The mayor of Nowy Targ, a town of 35,000 people, expects more Slovak euros to flow in.
“I think trade has increased by 20 to 30 percent but the January-February period is always fairly quiet, so this for sure will increase further,” Marek Fryzlewicz said.
“There were Opel cars on offer yesterday in Nowy Targ and the first two clients were Slovaks. And that is how the region can profit!”
Nowy Targ market dates from the 14th century and Fryzlewicz said it has always benefited from its location on a north-south trade route through which Poland imported wine from Hungary and exported salt, lead and herrings.
Now it’s an export outlet for modern necessities.
“I have a small child, and things for babies are cheaper here,” said Rastislav Kovalcik, a new stroller in his hands.
“What I also buy is diapers, baby food. Some things are 40 percent cheaper than back home,” said Kovalcik, from Slovakia’s Orava region just across the border.
Slovakia — whose population of 5 million is tiny compared with Poland’s 38 million — was the 16th euro zone country and its first ex-Soviet bloc member.
Concerned about the country’s long-term economic stability, Poland’s center-right government said last autumn it too aimed to adopt the euro in 2012. As markets become ever more skittish of eastern European investments, the government said last month it had started unofficial contacts with EU institutions on entering the pre-euro Exchange Rate Mechanism.
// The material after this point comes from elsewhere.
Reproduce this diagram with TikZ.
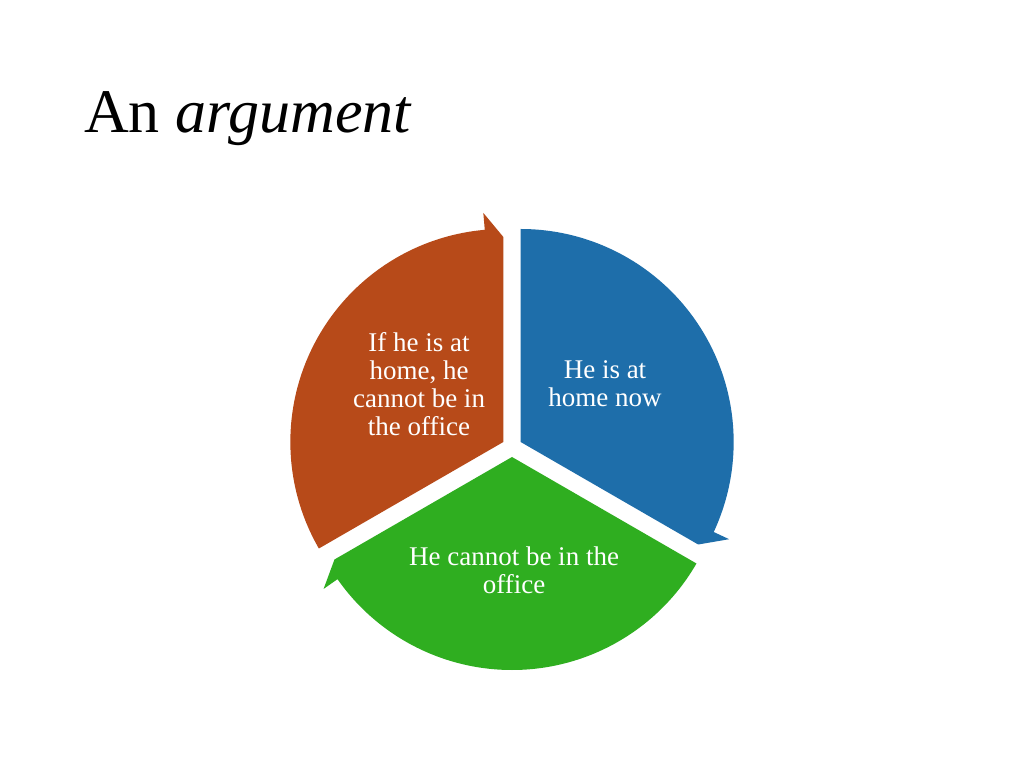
\documentclass[tikz,border=0pt]{standalone}
\usepackage{fontspec}
\setmainfont{Liberation Serif}
\definecolor{segorange}{RGB}{183,74,25}
\definecolor{segblue}{RGB}{30,110,170}
\definecolor{seggreen}{RGB}{47,174,32}
\tikzset{
  segtext/.style={text=white, align=center, font=\fontsize{27}{28}\selectfont, inner sep=0pt},
  titletext/.style={anchor=base west, inner sep=0pt, font=\fontsize{62}{70}\selectfont}
}
\newcommand{\pieseg}[3]{% center, start angle, colour
  \begin{scope}[shift={#1}]
    \fill[#3] (0,0) -- (#2:213) arc[start angle=#2, end angle=#2-115, radius=213]
      -- (#2-115:230) -- (#2-120:205) -- cycle;
  \end{scope}}
\begin{document}
\begin{tikzpicture}[x=1pt,y=1pt]
\useasboundingbox[fill=white] (0,0) rectangle (1024,768);
\pieseg{(520.66,326)}{90}{segblue}
\pieseg{(512,311)}{-30}{seggreen}
\pieseg{(503.34,326)}{210}{segorange}
\node[titletext] (title) at (84,635) {An \textit{argument}};
\node[segtext] (t1) at (419,384) {If he is at\\home, he\\cannot be in\\the office};
\node[segtext] (t2) at (605,384) {He is at\\home now};
\node[segtext] (t3) at (514,198) {He cannot be in the\\office};
\end{tikzpicture}
\end{document}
The Czech Republic and Hungary have also speeded up plans to join the currency bloc, although few economists expect any of the three to join before 2013 at the earliest.
But inside the euro zone, Slovaks are discovering the price of stability. Officials say the country’s flagship tourist area, the High Tatras region, has recorded a sharp fall in business after becoming expensive for visitors from Poland, the Czech Republic and Hungary.
“All the neighboring currencies have weakened since our euro adoption,” Peter Chudy, executive director of the Slovak High Tatras regional tourist association, told Reuters. “This means services are now cheaper in Poland than in Slovakia.
“If this trend continues till the end of March, we might see (an annual) drop of 30 percent in overall numbers of visitors,” Chudy said.
Around half a million Czechs and a quarter of a million Poles visited Slovakia in 2007, according to Slovak Tourism Agency figures.
Besides the currency moves, the end of border controls between Poland and Slovakia since they joined the European Union’s open-border Schengen zone just over a year ago has added to the drag on trade.
Small shops in Sucha Hora on the Slovak side of the border once prospered by selling cheaper alcohol to thirsty Poles, but most of the cars winding through the village now have Slovak number plates.
Maria Skorusova, who turned part of a house in the Slovak village into a store selling everything from toothbrushes to alcohol and candy and said her business had suffered from the weak zloty.
“The Poles come and look because they’re used to buying in Slovakia,” she said, standing in the middle of her shop where only one Polish customer was browsing. “But they convert the prices to zlotys and come to the conclusion that it does not pay any more to buy.”
Her only Polish customer, Miroslaw Jankowski, said only a few types of alcohol were still cheaper here.